> [Your objective] Output the first line of the listing and each line after it, up to and including the line that contains "plot_h = H - T - B", exactly as written, minus the pictures.

——

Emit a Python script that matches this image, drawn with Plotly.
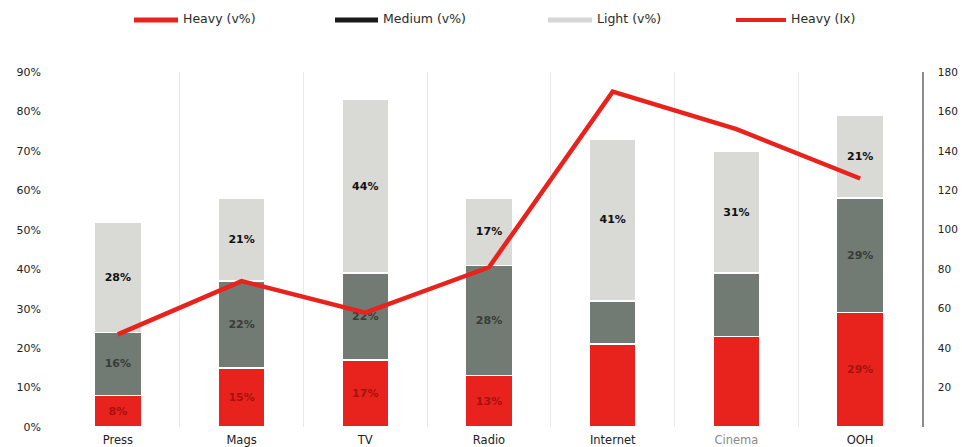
import plotly.graph_objects as go

# Media types
categories = ["Press", "Mags", "TV", "Radio", "Internet", "Cinema", "OOH"]

# Share of each user group (v%)
heavy_pct = [8, 15, 17, 13, 21, 23, 29]
medium_pct = [16, 22, 22, 28, 11, 16, 29]
light_pct = [28, 21, 44, 17, 41, 31, 21]

# Segment labels (blank where no label is printed)
heavy_labels = ["8%", "15%", "17%", "13%", "", "", "29%"]
medium_labels = ["16%", "22%", "22%", "28%", "", "", "29%"]
light_labels = ["28%", "21%", "44%", "17%", "41%", "31%", "21%"]

# Heavy user index (right axis)
heavy_index = [47, 74, 58, 81, 170, 151, 126]

left_ticks = list(range(0, 100, 10))
left_ticktext = [f"{v}%" for v in left_ticks]
right_ticks = list(range(20, 200, 20))

RED = "#e8221c"
MID = "#717a73"
LIGHT = "#d9d9d6"
FONT = "DejaVu Sans"

W, H = 962, 447
L, R, T, B = 56, 40, 72, 20
plot_w = W - L - R
plot_h = H - T - B


def px_x(x):
    return (x - L) / plot_w


def px_y(y):
    return (H - B - y) / plot_h


fig = go.Figure()

bar_common = dict(
    x=categories,
    width=0.38,
    textposition="inside",
    insidetextanchor="middle",
    textangle=0,
    constraintext="none",
    marker_line=dict(color="white", width=1.5),
    showlegend=False,
    hoverinfo="skip",
)

fig.add_trace(go.Bar(
    y=heavy_pct, text=heavy_labels, name="Heavy (v%)",
    marker_color=RED,
    textfont=dict(family=FONT, size=11, color="#a8120e", weight="bold"),
    **bar_common,
))
fig.add_trace(go.Bar(
    y=medium_pct, text=medium_labels, name="Medium (v%)",
    marker_color=MID,
    textfont=dict(family=FONT, size=11, color="#383d39", weight="bold"),
    **bar_common,
))
fig.add_trace(go.Bar(
    y=light_pct, text=light_labels, name="Light (v%)",
    marker_color=LIGHT,
    textfont=dict(family=FONT, size=11, color="#111111", weight="bold"),
    **bar_common,
))
fig.add_trace(go.Scatter(
    x=categories, y=heavy_index, name="Heavy (Ix)", yaxis="y2",
    mode="lines", line=dict(color=RED, width=4.5),
    showlegend=False, hoverinfo="skip",
))

# Hand-drawn legend row across the top
legend_items = [
    ("Heavy (v%)", RED, 134, 178, 5),
    ("Medium (v%)", "#1a1a1a", 335, 378, 5),
    ("Light (v%)", "#d6d6d6", 548, 592, 5),
    ("Heavy (Ix)", RED, 736, 786, 4),
]
shapes = []
annotations = []
for label, color, x0, x1, lw in legend_items:
    shapes.append(dict(
        type="line", xref="paper", yref="paper",
        x0=px_x(x0), x1=px_x(x1), y0=px_y(20), y1=px_y(20),
        line=dict(color=color, width=lw),
    ))
    annotations.append(dict(
        xref="paper", yref="paper", x=px_x(x1 + 3), y=px_y(19),
        text=label, showarrow=False, xanchor="left", yanchor="middle",
        font=dict(family=FONT, size=12.5, color="#2a2a2a"),
    ))

ticktext = [c if c != "Cinema" else "<span style='color:#8a8a8a'>Cinema</span>"
            for c in categories]

fig.update_layout(
    width=W, height=H,
    margin=dict(l=L, r=R, t=T, b=B, autoexpand=False),
    paper_bgcolor="white", plot_bgcolor="white",
    barmode="stack",
    bargap=0.62,
    font=dict(family=FONT, size=11, color="#222222"),
    xaxis=dict(
        tickvals=categories, ticktext=ticktext, automargin=False,
        tickson="boundaries", showgrid=True, gridcolor="#e9e9e9", gridwidth=1,
        ticks="", showline=False, zeroline=False,
        tickfont=dict(family=FONT, size=11.5, color="#222222"),
        ticklabelstandoff=4,
    ),
    yaxis=dict(
        range=[0, 90], tickvals=left_ticks, ticktext=left_ticktext,
        automargin=False,
        showgrid=False, zeroline=False, showline=False, ticks="",
        tickfont=dict(family=FONT, size=11, color="#222222"),
        ticklabelstandoff=14,
    ),
    yaxis2=dict(
        range=[0, 180], overlaying="y", side="right", automargin=False,
        tickvals=right_ticks, showgrid=False, zeroline=False,
        showline=True, linecolor="#8c8c8c", linewidth=1.5, ticks="",
        tickfont=dict(family=FONT, size=10.5, color="#222222"),
        ticklabelstandoff=12,
    ),
    shapes=shapes,
    annotations=annotations,
)

fig.write_html("out.html")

——

> [Task output]
Emit a Python script that matches this image, drawn with Plotly.
import plotly.graph_objects as go

# Media types
categories = ["Press", "Mags", "TV", "Radio", "Internet", "Cinema", "OOH"]

# Share of each user group (v%)
heavy_pct = [8, 15, 17, 13, 21, 23, 29]
medium_pct = [16, 22, 22, 28, 11, 16, 29]
light_pct = [28, 21, 44, 17, 41, 31, 21]

# Segment labels (blank where no label is printed)
heavy_labels = ["8%", "15%", "17%", "13%", "", "", "29%"]
medium_labels = ["16%", "22%", "22%", "28%", "", "", "29%"]
light_labels = ["28%", "21%", "44%", "17%", "41%", "31%", "21%"]

# Heavy user index (right axis)
heavy_index = [47, 74, 58, 81, 170, 151, 126]

left_ticks = list(range(0, 100, 10))
left_ticktext = [f"{v}%" for v in left_ticks]
right_ticks = list(range(20, 200, 20))

RED = "#e8221c"
MID = "#717a73"
LIGHT = "#d9d9d6"
FONT = "DejaVu Sans"

W, H = 962, 447
L, R, T, B = 56, 40, 72, 20
plot_w = W - L - R
plot_h = H - T - B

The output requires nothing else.